• **WORK INSTRUCTIONS**
Copy out the whole listing exactly as written, leaving the pictures behind.

+++ DATASET SECTION +++

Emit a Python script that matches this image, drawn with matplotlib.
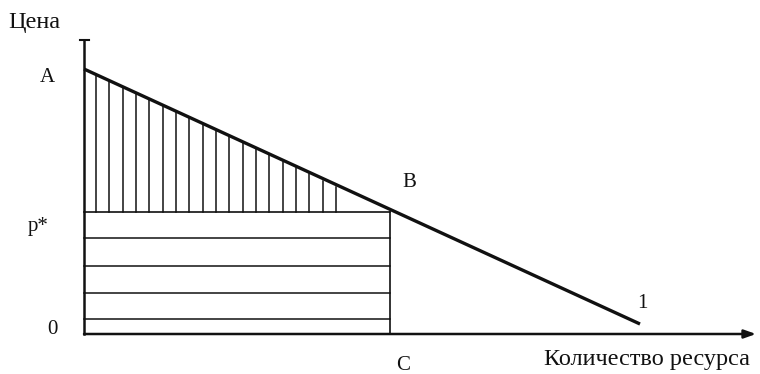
import matplotlib.pyplot as plt

# точки кривой спроса (цена от количества)
price_A = 265
p_star = 122
q_C = 306
q_end = 556
price_end = 10

# уровни горизонтальной штриховки (прямоугольник 0-p*-B-C)
h_levels = [96, 68, 41, 15]
# вертикальная штриховка треугольника A-p*-B
v_levels = [12, 25, 39, 52, 65, 79, 92, 105, 119, 132, 145, 159, 172, 185,
            199, 212, 225, 239, 252]

labels = {"A": (-37, 257), "B": (325, 152), "p*": (-46, 108),
          "0": (-32, 4), "C": (319, -31), "1": (558, 30)}


def demand(q):
    return price_A + (p_star - price_A) * q / q_C


plt.rcParams['font.family'] = ['Liberation Serif', 'DejaVu Serif']

fig = plt.figure(figsize=(7.6, 3.74), dpi=100)
ax = fig.add_axes([0, 0, 1, 1])
ax.set_xlim(-84, 676)
ax.set_ylim(-40, 334)
ax.axis('off')

ink = '#111111'

# оси
ax.annotate('', xy=(672, 0), xytext=(0, 0),
            arrowprops=dict(arrowstyle='-|>,head_length=0.7,head_width=0.25',
                            color=ink, lw=1.8, shrinkA=0, shrinkB=0))
ax.plot([0, 0], [0, 294], color=ink, lw=1.8)
ax.plot([-4, 5], [294, 294], color=ink, lw=1.5)

# штриховка
for y in h_levels:
    ax.plot([0, q_C], [y, y], color=ink, lw=1.1)
for x in v_levels:
    ax.plot([x, x], [p_star, demand(x)], color=ink, lw=1.1)
ax.plot([0, q_C], [p_star, p_star], color=ink, lw=1.2)
ax.plot([q_C, q_C], [0, p_star], color=ink, lw=1.2)

# кривая спроса
ax.plot([0, q_end], [price_A, price_end], color=ink, lw=2.4,
        solid_capstyle='butt')

for txt, (x, y) in labels.items():
    ax.text(x, y, txt, fontsize=15, color=ink, ha='center', va='center')

ax.text(-76, 312, 'Цена', fontsize=17.5, color=ink, ha='left', va='center')
ax.text(666, -25, 'Количество ресурса', fontsize=17.5, color=ink,
        ha='right', va='center')

fig.savefig('out.png', dpi=100)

+++

• **WRITTEN SOLUTION**
Emit a Python script that matches this image, drawn with matplotlib.
import matplotlib.pyplot as plt

# точки кривой спроса (цена от количества)
price_A = 265
p_star = 122
q_C = 306
q_end = 556
price_end = 10

# уровни горизонтальной штриховки (прямоугольник 0-p*-B-C)
h_levels = [96, 68, 41, 15]
# вертикальная штриховка треугольника A-p*-B
v_levels = [12, 25, 39, 52, 65, 79, 92, 105, 119, 132, 145, 159, 172, 185,
            199, 212, 225, 239, 252]

labels = {"A": (-37, 257), "B": (325, 152), "p*": (-46, 108),
          "0": (-32, 4), "C": (319, -31), "1": (558, 30)}


def demand(q):
    return price_A + (p_star - price_A) * q / q_C


plt.rcParams['font.family'] = ['Liberation Serif', 'DejaVu Serif']

fig = plt.figure(figsize=(7.6, 3.74), dpi=100)
ax = fig.add_axes([0, 0, 1, 1])
ax.set_xlim(-84, 676)
ax.set_ylim(-40, 334)
ax.axis('off')

ink = '#111111'

# оси
ax.annotate('', xy=(672, 0), xytext=(0, 0),
            arrowprops=dict(arrowstyle='-|>,head_length=0.7,head_width=0.25',
                            color=ink, lw=1.8, shrinkA=0, shrinkB=0))
ax.plot([0, 0], [0, 294], color=ink, lw=1.8)
ax.plot([-4, 5], [294, 294], color=ink, lw=1.5)

# штриховка
for y in h_levels:
    ax.plot([0, q_C], [y, y], color=ink, lw=1.1)
for x in v_levels:
    ax.plot([x, x], [p_star, demand(x)], color=ink, lw=1.1)
ax.plot([0, q_C], [p_star, p_star], color=ink, lw=1.2)
ax.plot([q_C, q_C], [0, p_star], color=ink, lw=1.2)

# кривая спроса
ax.plot([0, q_end], [price_A, price_end], color=ink, lw=2.4,
        solid_capstyle='butt')

for txt, (x, y) in labels.items():
    ax.text(x, y, txt, fontsize=15, color=ink, ha='center', va='center')

ax.text(-76, 312, 'Цена', fontsize=17.5, color=ink, ha='left', va='center')
ax.text(666, -25, 'Количество ресурса', fontsize=17.5, color=ink,
        ha='right', va='center')

fig.savefig('out.png', dpi=100)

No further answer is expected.